======== Dataset rows

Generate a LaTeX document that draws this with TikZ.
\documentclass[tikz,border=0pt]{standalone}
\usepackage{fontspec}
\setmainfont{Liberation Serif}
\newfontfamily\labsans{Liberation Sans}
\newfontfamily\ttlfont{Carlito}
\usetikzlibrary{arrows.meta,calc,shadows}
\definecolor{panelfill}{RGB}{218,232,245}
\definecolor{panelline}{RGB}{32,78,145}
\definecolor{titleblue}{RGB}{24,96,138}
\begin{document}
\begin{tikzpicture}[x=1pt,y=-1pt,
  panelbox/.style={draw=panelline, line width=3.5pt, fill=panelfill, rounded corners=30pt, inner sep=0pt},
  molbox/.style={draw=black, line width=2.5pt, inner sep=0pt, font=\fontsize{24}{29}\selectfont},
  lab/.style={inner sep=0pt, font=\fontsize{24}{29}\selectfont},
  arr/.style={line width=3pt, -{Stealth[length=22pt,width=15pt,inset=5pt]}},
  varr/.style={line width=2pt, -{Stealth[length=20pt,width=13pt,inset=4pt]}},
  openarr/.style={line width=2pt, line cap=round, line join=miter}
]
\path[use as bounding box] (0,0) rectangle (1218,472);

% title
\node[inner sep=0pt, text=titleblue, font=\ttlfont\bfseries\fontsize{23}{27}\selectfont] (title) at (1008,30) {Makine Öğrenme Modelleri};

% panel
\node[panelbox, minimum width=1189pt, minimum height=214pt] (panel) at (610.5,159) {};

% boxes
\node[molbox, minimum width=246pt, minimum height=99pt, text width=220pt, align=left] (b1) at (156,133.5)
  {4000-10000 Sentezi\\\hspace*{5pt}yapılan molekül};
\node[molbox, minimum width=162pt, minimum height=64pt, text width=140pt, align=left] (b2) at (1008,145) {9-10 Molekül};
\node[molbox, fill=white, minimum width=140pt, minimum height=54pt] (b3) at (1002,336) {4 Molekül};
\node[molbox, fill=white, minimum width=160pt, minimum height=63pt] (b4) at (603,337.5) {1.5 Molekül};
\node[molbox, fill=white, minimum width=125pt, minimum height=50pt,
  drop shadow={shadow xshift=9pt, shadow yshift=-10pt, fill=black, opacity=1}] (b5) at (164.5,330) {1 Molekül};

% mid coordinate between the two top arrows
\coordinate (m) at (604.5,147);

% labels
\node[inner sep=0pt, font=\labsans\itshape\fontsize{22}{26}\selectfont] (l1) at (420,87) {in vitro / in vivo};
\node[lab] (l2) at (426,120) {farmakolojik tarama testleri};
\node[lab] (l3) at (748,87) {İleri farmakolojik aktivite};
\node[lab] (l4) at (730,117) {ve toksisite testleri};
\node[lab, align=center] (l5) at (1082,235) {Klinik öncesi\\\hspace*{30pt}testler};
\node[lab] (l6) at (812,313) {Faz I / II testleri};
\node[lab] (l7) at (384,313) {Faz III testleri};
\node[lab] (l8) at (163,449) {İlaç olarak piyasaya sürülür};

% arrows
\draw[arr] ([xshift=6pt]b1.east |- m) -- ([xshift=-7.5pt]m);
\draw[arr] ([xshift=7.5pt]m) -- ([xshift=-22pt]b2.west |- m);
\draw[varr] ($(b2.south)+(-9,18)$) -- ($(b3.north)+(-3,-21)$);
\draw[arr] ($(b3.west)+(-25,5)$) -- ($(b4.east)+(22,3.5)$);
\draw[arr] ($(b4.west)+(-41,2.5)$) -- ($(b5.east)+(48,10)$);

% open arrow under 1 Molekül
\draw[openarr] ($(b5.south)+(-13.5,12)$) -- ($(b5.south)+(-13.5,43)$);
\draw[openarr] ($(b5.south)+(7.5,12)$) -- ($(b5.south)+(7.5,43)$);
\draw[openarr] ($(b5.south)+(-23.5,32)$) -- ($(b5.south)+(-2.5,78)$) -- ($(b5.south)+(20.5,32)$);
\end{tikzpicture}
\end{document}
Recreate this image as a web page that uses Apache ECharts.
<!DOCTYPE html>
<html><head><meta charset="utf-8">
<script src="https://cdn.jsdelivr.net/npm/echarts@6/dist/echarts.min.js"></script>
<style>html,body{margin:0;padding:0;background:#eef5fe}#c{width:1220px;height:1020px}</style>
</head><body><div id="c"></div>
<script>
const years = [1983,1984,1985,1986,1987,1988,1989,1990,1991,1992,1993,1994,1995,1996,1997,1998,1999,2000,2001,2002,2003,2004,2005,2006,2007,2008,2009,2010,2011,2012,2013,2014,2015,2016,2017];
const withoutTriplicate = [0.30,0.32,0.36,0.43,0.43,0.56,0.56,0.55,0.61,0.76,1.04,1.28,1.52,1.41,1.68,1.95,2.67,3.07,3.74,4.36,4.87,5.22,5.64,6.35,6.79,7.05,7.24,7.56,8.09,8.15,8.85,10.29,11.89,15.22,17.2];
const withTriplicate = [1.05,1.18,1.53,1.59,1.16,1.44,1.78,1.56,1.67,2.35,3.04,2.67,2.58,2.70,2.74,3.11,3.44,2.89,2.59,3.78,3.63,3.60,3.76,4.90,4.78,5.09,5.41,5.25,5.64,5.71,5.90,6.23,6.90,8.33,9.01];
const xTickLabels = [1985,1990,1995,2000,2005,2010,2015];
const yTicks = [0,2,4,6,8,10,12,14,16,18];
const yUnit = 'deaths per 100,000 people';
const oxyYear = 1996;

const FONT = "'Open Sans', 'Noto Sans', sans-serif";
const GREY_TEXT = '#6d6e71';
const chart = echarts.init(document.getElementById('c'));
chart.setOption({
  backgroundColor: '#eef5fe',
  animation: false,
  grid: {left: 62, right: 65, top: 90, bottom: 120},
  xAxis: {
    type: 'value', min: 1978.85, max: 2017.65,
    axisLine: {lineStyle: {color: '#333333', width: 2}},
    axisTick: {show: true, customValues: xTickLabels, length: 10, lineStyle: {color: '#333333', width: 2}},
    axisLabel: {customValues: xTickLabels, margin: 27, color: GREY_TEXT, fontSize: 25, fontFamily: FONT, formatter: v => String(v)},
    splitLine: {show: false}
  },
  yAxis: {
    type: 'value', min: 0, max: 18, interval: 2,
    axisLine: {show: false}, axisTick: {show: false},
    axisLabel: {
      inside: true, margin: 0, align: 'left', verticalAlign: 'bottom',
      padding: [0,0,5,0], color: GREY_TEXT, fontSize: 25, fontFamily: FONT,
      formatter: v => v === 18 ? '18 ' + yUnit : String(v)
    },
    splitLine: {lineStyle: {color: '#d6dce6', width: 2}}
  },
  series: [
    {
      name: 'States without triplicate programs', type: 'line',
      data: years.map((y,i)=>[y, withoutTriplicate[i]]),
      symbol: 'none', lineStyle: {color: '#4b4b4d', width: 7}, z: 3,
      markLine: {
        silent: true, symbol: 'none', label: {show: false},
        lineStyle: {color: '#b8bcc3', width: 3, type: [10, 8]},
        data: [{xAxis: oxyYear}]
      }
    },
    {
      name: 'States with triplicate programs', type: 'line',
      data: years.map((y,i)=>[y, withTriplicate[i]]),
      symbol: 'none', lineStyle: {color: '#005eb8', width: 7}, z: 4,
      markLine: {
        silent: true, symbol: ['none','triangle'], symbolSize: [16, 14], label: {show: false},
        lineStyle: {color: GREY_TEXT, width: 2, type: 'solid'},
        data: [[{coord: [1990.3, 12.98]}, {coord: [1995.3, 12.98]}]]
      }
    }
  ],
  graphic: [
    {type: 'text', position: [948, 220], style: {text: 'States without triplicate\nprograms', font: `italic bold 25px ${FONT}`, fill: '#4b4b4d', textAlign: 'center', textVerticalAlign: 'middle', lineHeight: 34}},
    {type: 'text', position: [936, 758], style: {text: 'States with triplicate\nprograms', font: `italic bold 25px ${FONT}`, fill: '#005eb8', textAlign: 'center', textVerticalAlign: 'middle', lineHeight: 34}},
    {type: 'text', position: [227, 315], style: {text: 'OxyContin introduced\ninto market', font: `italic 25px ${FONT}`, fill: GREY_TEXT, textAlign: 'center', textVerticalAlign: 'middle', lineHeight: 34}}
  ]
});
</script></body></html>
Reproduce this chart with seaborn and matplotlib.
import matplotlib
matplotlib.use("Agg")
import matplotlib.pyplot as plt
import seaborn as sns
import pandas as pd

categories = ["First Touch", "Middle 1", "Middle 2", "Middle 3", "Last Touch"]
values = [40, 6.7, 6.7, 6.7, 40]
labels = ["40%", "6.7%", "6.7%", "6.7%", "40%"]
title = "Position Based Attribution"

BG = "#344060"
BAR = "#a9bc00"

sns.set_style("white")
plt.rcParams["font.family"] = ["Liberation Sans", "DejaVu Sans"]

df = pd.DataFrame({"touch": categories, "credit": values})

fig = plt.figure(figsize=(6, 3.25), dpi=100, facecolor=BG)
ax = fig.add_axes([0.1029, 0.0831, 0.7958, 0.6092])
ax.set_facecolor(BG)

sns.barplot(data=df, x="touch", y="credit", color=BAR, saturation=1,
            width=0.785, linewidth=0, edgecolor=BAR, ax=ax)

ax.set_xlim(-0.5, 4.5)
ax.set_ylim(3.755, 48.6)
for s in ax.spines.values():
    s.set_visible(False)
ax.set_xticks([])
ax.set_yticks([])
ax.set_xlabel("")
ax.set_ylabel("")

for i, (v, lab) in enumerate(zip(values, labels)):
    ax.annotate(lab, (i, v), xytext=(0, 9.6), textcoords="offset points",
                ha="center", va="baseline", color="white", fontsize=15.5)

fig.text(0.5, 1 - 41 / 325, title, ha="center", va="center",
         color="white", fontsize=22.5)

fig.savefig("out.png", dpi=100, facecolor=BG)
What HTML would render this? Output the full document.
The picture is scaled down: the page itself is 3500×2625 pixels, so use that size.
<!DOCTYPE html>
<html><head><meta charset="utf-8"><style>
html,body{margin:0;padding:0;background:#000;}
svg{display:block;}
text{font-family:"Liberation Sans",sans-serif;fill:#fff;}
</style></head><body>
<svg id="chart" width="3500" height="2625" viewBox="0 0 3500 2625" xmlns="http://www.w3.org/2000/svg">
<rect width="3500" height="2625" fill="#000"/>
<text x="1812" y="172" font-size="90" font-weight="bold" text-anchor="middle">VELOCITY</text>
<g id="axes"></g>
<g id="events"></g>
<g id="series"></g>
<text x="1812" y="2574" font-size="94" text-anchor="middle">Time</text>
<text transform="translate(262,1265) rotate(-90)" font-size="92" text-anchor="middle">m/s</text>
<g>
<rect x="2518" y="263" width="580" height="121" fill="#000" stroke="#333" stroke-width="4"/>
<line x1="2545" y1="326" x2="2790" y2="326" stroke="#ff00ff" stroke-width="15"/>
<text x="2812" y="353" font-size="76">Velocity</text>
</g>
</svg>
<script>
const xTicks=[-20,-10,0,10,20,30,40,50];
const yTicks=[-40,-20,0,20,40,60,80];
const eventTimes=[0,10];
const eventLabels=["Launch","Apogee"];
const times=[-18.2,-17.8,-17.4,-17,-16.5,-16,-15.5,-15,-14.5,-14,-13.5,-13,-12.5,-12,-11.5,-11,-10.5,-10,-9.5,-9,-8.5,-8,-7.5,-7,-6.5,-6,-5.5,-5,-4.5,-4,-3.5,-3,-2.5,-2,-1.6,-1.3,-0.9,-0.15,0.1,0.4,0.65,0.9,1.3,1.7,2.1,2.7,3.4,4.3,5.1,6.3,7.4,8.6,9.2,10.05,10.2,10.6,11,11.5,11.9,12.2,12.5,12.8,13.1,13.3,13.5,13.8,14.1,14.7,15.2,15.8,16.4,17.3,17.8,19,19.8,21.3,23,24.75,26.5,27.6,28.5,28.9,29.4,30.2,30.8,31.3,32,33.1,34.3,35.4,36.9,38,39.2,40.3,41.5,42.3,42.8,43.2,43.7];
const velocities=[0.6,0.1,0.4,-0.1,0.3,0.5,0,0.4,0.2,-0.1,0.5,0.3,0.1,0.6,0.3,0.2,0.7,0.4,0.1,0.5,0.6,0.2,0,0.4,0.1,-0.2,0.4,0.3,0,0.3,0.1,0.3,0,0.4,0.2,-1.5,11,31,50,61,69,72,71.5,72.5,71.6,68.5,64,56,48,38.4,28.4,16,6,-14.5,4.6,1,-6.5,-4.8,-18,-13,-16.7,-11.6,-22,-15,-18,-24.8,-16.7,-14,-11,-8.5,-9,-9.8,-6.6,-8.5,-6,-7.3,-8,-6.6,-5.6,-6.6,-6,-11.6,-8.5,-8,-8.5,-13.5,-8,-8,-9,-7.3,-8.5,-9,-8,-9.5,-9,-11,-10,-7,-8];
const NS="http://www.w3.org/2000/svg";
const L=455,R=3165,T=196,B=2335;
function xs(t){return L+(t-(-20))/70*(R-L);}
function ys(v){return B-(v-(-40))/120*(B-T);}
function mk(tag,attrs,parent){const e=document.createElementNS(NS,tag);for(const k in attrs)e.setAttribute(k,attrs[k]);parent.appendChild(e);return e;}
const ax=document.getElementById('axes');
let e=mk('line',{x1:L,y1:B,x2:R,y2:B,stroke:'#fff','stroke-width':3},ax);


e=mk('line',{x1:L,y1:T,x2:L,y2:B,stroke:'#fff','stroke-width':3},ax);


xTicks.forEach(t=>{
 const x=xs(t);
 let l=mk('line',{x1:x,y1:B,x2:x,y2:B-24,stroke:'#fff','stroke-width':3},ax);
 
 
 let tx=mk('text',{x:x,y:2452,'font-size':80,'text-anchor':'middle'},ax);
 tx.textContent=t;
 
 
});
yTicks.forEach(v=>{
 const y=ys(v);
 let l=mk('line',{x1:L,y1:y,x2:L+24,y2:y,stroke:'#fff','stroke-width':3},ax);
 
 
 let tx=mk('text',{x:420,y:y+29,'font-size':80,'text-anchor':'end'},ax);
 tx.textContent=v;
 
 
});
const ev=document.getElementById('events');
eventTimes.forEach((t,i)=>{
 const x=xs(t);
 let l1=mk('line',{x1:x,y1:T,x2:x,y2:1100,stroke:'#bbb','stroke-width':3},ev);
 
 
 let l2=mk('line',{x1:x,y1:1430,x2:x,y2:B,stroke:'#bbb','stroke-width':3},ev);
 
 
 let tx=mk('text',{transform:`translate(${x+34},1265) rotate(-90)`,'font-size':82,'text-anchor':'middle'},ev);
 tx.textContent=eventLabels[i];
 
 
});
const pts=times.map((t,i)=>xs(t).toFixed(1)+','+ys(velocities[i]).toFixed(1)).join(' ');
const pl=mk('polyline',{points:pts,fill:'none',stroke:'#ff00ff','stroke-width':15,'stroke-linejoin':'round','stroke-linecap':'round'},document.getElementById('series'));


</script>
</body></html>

================

## [Challenge]
Identify every line holding the word "that" and copy it out.

## [Expected output]
Generate a LaTeX document that draws this with TikZ.
Recreate this image as a web page that uses Apache ECharts.
The picture is scaled down: the page itself is 3500×2625 pixels, so use that size.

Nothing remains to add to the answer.